Aim of the exercise: Return precisely the span of lines from the top of the material below to the line containing "freiberuflich = [6.2, 3.0, 6.4]", both included. Pictures are excluded.

Code that draws figures
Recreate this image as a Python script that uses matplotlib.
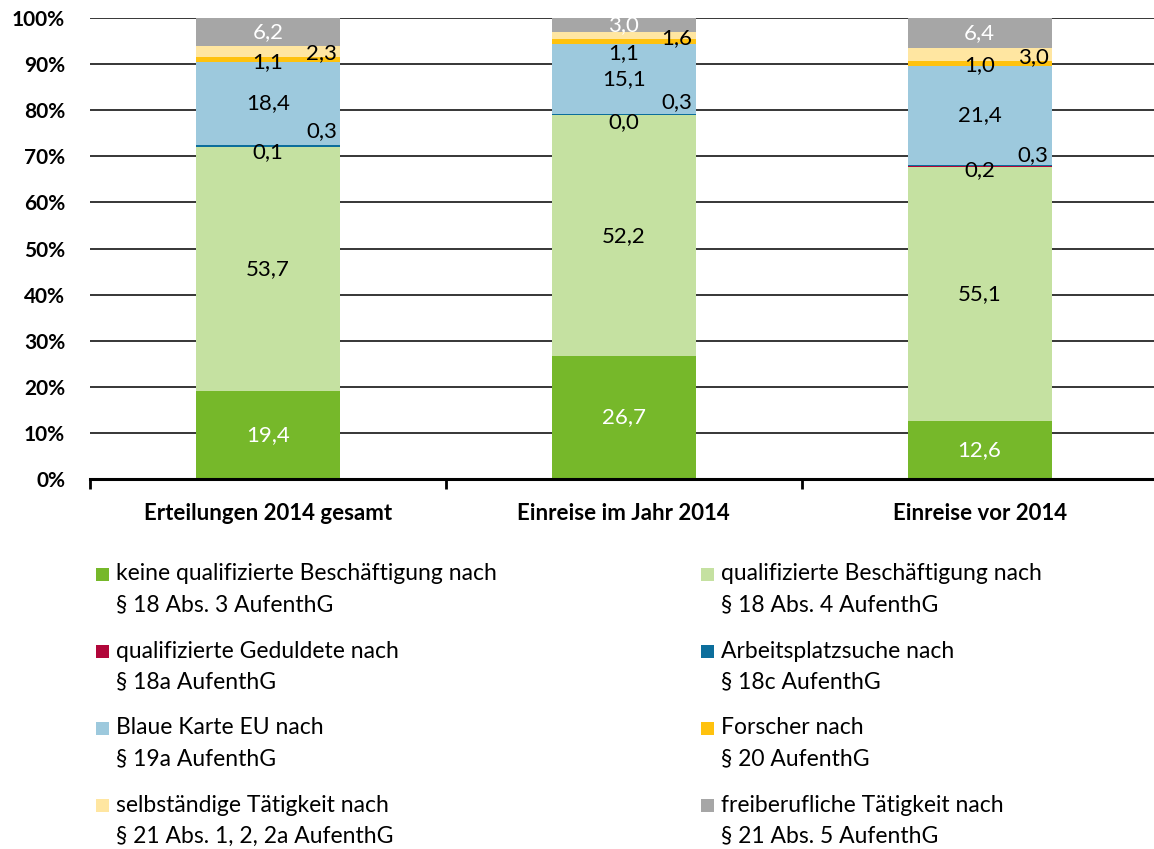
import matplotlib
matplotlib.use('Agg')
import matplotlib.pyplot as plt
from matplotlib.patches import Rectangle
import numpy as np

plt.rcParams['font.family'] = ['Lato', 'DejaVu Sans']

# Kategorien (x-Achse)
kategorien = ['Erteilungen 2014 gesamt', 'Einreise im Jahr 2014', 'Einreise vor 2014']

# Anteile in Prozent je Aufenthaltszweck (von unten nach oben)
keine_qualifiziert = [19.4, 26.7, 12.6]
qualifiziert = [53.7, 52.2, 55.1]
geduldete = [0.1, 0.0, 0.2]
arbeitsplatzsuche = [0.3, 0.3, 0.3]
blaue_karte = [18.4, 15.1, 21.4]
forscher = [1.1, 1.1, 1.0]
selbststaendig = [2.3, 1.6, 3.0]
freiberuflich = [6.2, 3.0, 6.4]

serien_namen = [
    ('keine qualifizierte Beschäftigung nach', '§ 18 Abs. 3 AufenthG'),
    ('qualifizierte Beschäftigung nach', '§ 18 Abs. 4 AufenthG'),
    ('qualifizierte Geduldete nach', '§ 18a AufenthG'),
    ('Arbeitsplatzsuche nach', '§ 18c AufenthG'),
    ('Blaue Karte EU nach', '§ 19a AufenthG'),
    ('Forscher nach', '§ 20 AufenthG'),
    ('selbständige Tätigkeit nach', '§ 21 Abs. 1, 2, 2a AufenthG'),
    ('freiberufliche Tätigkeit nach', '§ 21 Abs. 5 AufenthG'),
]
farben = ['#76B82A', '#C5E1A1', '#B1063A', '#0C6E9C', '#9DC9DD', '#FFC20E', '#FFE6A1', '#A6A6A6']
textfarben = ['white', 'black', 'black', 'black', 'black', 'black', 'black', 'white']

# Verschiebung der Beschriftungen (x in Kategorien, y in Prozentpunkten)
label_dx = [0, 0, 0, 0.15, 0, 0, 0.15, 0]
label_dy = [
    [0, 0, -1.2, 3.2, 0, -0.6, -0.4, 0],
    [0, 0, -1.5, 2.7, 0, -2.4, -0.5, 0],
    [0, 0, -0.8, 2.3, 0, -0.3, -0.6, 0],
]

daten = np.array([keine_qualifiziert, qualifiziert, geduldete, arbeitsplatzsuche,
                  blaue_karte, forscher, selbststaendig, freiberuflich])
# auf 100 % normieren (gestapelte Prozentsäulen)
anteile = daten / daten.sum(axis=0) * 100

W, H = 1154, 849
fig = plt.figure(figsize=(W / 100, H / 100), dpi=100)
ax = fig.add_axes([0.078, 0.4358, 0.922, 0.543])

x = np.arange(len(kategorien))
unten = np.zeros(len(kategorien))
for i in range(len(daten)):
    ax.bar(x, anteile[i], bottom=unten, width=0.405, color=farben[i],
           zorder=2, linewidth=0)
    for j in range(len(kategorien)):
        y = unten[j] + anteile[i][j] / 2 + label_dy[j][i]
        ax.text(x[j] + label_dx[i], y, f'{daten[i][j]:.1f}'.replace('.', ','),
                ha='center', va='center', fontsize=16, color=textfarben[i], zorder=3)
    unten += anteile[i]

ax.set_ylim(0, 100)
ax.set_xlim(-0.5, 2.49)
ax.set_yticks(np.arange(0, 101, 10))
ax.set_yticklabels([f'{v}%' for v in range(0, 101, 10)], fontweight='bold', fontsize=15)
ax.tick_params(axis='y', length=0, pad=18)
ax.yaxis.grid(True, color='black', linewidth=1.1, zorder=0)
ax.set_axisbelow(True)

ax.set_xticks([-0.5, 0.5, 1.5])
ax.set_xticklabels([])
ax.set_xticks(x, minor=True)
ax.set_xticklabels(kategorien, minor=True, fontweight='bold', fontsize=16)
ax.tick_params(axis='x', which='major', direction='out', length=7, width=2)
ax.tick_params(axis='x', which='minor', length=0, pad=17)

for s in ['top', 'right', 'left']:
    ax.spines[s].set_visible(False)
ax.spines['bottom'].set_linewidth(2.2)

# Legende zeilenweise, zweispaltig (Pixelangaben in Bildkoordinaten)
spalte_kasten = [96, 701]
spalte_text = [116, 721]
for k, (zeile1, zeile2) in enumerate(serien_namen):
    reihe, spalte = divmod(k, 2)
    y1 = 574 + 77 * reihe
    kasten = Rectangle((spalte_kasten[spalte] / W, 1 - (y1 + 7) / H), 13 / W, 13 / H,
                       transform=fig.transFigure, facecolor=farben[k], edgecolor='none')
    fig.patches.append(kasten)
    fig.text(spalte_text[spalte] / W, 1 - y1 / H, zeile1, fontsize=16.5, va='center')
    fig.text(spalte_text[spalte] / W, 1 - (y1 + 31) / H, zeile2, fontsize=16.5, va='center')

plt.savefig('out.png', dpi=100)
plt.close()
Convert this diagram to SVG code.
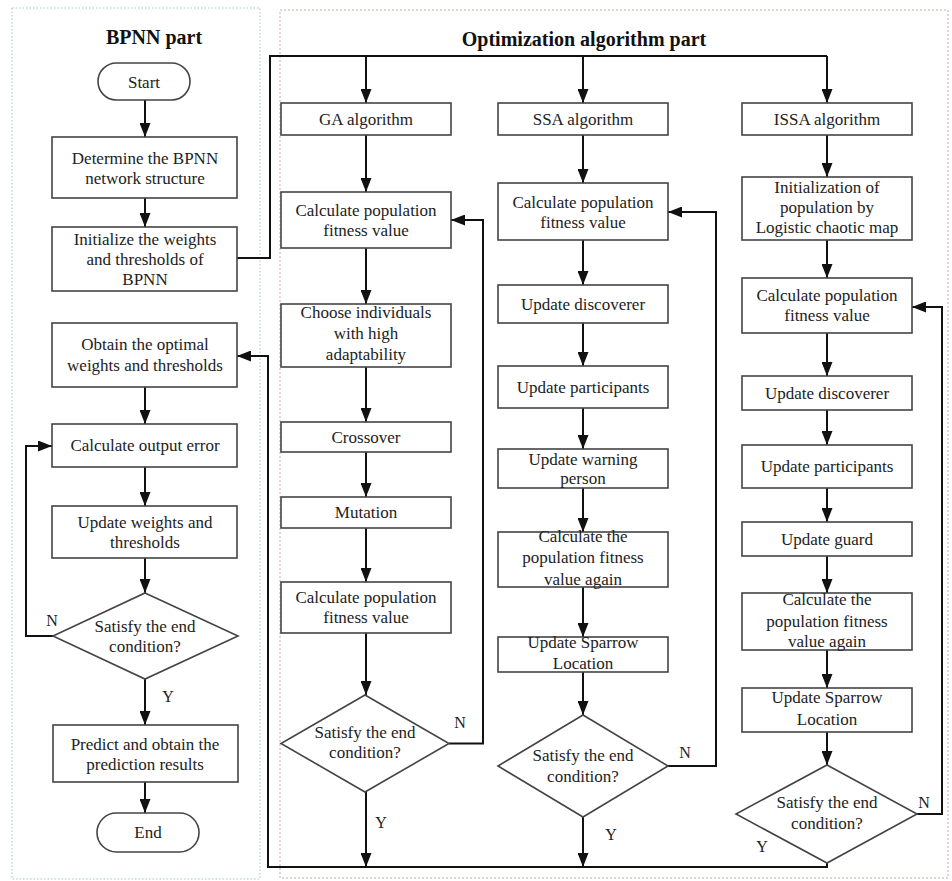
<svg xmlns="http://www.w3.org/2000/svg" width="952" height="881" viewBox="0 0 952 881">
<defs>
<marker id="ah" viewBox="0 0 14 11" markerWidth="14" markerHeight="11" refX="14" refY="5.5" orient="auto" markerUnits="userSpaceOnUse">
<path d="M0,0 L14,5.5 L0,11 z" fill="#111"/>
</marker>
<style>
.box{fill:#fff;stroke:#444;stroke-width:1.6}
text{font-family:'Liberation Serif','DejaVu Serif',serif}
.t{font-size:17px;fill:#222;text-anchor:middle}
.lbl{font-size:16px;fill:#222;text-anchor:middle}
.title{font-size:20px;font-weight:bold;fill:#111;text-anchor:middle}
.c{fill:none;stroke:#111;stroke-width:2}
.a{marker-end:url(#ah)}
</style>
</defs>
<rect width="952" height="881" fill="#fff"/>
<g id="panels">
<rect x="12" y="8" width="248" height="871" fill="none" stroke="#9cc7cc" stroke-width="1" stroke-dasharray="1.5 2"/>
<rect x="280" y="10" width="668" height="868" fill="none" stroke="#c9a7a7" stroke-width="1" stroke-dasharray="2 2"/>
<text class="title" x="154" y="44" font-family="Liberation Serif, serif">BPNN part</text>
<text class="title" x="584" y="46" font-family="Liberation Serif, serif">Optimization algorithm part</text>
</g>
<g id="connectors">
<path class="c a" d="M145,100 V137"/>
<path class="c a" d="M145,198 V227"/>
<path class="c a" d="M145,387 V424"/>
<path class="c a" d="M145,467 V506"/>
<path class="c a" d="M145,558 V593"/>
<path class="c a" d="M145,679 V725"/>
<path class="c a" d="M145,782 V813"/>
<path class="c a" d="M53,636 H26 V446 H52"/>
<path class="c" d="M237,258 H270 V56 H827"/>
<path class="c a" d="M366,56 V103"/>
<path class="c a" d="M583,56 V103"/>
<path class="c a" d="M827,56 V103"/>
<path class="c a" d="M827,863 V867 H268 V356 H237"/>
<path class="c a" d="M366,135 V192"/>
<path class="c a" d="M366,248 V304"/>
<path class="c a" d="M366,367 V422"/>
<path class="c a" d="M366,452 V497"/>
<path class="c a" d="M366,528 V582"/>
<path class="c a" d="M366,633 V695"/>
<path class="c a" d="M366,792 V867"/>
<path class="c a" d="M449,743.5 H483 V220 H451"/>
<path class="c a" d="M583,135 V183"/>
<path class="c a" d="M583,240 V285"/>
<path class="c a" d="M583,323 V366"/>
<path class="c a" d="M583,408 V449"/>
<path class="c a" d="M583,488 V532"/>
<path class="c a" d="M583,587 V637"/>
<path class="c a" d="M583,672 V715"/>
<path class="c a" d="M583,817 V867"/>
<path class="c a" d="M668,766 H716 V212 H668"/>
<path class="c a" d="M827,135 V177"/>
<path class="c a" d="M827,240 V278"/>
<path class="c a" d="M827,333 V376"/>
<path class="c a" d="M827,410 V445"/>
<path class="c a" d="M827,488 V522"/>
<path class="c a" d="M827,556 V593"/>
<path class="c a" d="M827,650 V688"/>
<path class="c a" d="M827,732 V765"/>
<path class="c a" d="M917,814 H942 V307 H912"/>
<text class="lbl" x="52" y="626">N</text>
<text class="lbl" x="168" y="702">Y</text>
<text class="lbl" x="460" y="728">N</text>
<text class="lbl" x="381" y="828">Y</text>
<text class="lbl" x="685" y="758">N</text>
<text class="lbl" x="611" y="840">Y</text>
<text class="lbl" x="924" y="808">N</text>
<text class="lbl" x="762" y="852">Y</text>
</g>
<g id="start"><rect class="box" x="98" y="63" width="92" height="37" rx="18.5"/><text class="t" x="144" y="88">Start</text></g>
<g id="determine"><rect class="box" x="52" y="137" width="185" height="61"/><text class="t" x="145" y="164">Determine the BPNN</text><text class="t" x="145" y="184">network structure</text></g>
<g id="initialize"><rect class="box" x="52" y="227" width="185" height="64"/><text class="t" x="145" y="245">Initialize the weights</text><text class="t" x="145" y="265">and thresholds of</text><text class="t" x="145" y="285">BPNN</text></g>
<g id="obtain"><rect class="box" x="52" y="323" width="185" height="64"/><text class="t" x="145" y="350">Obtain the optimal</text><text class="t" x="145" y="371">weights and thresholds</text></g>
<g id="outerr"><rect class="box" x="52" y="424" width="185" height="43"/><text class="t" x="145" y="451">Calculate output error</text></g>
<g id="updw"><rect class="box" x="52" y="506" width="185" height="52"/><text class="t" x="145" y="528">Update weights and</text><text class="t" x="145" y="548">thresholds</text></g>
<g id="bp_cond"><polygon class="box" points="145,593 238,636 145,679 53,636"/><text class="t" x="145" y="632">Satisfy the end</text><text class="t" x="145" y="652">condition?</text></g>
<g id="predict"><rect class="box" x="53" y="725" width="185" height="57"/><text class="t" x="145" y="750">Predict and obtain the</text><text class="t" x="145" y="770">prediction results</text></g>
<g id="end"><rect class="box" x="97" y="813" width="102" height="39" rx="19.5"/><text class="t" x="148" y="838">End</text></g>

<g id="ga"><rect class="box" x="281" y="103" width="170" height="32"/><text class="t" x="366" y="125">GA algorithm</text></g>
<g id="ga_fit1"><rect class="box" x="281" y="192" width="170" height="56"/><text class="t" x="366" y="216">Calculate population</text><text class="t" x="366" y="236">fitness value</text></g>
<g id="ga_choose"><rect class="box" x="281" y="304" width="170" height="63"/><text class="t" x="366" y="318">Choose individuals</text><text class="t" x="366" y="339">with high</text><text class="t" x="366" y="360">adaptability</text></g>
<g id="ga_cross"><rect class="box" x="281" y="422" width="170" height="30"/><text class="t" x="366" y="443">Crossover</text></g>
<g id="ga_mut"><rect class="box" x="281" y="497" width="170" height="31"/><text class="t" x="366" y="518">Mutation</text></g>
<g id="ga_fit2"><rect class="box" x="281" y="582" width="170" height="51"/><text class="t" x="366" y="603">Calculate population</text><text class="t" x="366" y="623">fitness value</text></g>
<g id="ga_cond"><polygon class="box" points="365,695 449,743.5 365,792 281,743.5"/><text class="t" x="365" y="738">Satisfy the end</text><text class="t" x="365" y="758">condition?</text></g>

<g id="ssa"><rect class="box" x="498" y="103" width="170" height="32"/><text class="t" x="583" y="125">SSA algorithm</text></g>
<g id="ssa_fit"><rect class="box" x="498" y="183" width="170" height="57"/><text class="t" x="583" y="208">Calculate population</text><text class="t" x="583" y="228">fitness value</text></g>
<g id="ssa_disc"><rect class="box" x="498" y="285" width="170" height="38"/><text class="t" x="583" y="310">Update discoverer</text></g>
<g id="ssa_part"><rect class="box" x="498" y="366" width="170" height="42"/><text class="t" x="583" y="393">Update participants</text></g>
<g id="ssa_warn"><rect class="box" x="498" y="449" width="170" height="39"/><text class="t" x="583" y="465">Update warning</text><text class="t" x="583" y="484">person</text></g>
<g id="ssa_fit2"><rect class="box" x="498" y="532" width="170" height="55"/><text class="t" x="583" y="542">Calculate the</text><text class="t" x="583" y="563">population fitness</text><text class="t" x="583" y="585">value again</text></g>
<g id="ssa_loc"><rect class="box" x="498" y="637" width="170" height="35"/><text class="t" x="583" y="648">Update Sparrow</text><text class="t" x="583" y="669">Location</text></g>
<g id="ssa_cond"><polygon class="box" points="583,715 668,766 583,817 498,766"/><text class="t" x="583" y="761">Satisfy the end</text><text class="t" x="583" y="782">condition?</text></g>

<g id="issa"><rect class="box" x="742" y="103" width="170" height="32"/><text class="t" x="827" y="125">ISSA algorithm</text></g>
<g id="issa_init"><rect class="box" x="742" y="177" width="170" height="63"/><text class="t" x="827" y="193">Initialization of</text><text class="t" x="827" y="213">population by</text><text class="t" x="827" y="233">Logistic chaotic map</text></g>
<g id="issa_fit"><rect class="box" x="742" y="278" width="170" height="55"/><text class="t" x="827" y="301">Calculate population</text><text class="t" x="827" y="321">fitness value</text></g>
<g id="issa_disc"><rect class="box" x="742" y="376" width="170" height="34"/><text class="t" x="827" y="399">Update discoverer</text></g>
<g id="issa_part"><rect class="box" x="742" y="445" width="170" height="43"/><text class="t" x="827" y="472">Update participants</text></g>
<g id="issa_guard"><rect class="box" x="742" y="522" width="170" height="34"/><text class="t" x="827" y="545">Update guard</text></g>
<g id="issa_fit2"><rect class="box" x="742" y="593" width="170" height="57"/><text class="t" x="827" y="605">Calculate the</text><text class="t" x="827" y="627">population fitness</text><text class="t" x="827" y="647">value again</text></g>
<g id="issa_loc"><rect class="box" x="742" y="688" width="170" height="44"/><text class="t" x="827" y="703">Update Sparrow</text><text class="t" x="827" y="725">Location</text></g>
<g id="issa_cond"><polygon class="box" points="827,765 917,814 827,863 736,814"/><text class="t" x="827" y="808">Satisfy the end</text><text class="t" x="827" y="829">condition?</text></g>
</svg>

Exercise output:
Recreate this image as a Python script that uses matplotlib.
import matplotlib
matplotlib.use('Agg')
import matplotlib.pyplot as plt
from matplotlib.patches import Rectangle
import numpy as np

plt.rcParams['font.family'] = ['Lato', 'DejaVu Sans']

# Kategorien (x-Achse)
kategorien = ['Erteilungen 2014 gesamt', 'Einreise im Jahr 2014', 'Einreise vor 2014']

# Anteile in Prozent je Aufenthaltszweck (von unten nach oben)
keine_qualifiziert = [19.4, 26.7, 12.6]
qualifiziert = [53.7, 52.2, 55.1]
geduldete = [0.1, 0.0, 0.2]
arbeitsplatzsuche = [0.3, 0.3, 0.3]
blaue_karte = [18.4, 15.1, 21.4]
forscher = [1.1, 1.1, 1.0]
selbststaendig = [2.3, 1.6, 3.0]
freiberuflich = [6.2, 3.0, 6.4]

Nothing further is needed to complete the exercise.